┌──

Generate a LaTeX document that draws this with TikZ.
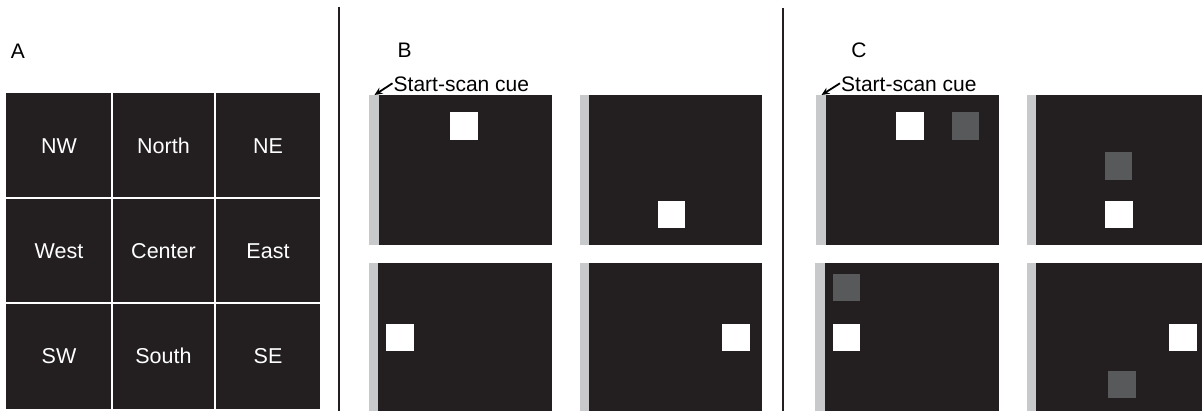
\documentclass[tikz,border=0pt]{standalone}
\usepackage{fontspec}
\setmainfont{Liberation Sans}
\usetikzlibrary{arrows.meta}
\definecolor{bg}{HTML}{231F20}
\definecolor{cuebar}{HTML}{C8C9CB}
\definecolor{dimsq}{HTML}{58595B}
\begin{document}
\begin{tikzpicture}[x=1pt,y=-1pt,
  lbl/.style={font=\fontsize{21}{25}\selectfont, inner sep=0pt},
  cell/.style={font=\fontsize{21.5}{25}\selectfont, text=white, inner sep=0pt},
  darkfill/.style={fill=bg},
  barfill/.style={fill=cuebar},
  whitesq/.style={fill=white},
  graysq/.style={fill=dimsq},
  sep/.style={draw=bg, line width=2pt},
  gridline/.style={draw=white, line width=2.5pt},
  cuearrow/.style={draw=black, line width=1.8pt, -{Stealth[length=8pt,width=7pt]}}]
\useasboundingbox (0,0) rectangle (1202,411);
\fill[white] (0,0) rectangle (1202,411);
% separators
\coordinate (s1t) at (339,7); \coordinate (s1b) at (339,411);
\coordinate (s2t) at (782.5,8); \coordinate (s2b) at (782.5,411);
\draw[sep] (s1t) -- (s1b);
\draw[sep] (s2t) -- (s2b);
% panel letters
\node[lbl] (A) at (18,51.5) {A};
\node[lbl] (B) at (404.5,50) {B};
\node[lbl] (C) at (859,50) {C};
% panel A grid
\fill[darkfill] (6,93) rectangle (320,408.5);
\draw[gridline] (112,93) -- (112,408.5);
\draw[gridline] (215,93) -- (215,408.5);
\draw[gridline] (6,198) -- (320,198);
\draw[gridline] (6,303) -- (320,303);
\node[cell] (nw) at (59,146) {NW};
\node[cell] (n) at (163.5,146) {North};
\node[cell] (ne) at (268,146) {NE};
\node[cell] (w) at (59,251) {West};
\node[cell] (c) at (163.5,251) {Center};
\node[cell] (e) at (268,251) {East};
\node[cell] (sw) at (59,356) {SW};
\node[cell] (s) at (163.5,356) {South};
\node[cell] (se) at (268,356) {SE};
% panel B frames
\fill[barfill] (369,95) rectangle (379,245);
\fill[darkfill] (379,95) rectangle (552,245);
\fill[barfill] (580,95) rectangle (589,245);
\fill[darkfill] (589,95) rectangle (762,245);
\fill[barfill] (368.5,263) rectangle (378,411);
\fill[darkfill] (378,263) rectangle (552,411);
\fill[barfill] (579.5,263) rectangle (589,411);
\fill[darkfill] (589,263) rectangle (762,411);
\fill[whitesq] (450,112.3) rectangle ++(27.5,27.5);
\fill[whitesq] (657.7,201) rectangle ++(27.5,27.5);
\fill[whitesq] (386,324) rectangle ++(27.5,27.5);
\fill[whitesq] (722,324) rectangle ++(27.5,27.5);
% panel C frames
\fill[barfill] (816,95) rectangle (825.7,245);
\fill[darkfill] (825.7,95) rectangle (999.3,245);
\fill[barfill] (1026.7,95) rectangle (1036,245);
\fill[darkfill] (1036,95) rectangle (1202,245);
\fill[barfill] (815,263) rectangle (824.5,411);
\fill[darkfill] (824.5,263) rectangle (999.3,411);
\fill[barfill] (1026.7,263) rectangle (1036,411);
\fill[darkfill] (1036,263) rectangle (1202,411);
\fill[whitesq] (896.3,112.3) rectangle ++(27.5,27.5);
\fill[graysq] (951.7,112.3) rectangle ++(27.5,27.5);
\fill[graysq] (1104.5,152.3) rectangle ++(27.5,27.5);
\fill[whitesq] (1105,201) rectangle ++(27.5,27.5);
\fill[graysq] (832.7,274) rectangle ++(27.5,27.5);
\fill[whitesq] (832.7,324) rectangle ++(27.5,27.5);
\fill[whitesq] (1169,324) rectangle ++(27.5,27.5);
\fill[graysq] (1108.3,370.7) rectangle ++(27.5,27.5);
% start-scan cues
\node[lbl, anchor=base west] (cueB) at (393.5,91.5) {Start-scan cue};
\coordinate (tipB) at (374.5,95);
\draw[cuearrow] (cueB.west) ++(-1,-1) -- (tipB);
\node[lbl, anchor=base west] (cueC) at (841,91.5) {Start-scan cue};
\coordinate (tipC) at (821.5,95);
\draw[cuearrow] (cueC.west) ++(-1,-1) -- (tipC);
\end{tikzpicture}
\end{document}
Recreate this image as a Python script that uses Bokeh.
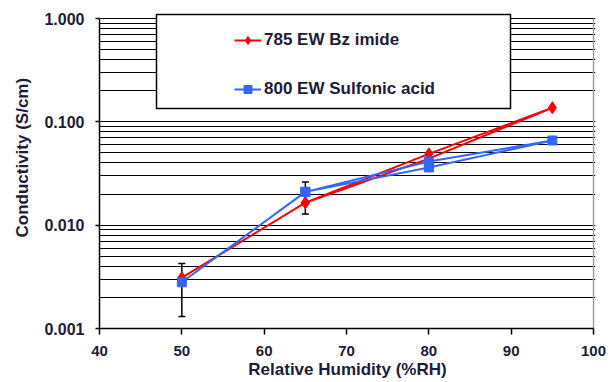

└──

* **Request**
Find each line that has the word "this", then copy it out.

* **The response**
Generate a LaTeX document that draws this with TikZ.
Recreate this image as a Python script that uses Bokeh.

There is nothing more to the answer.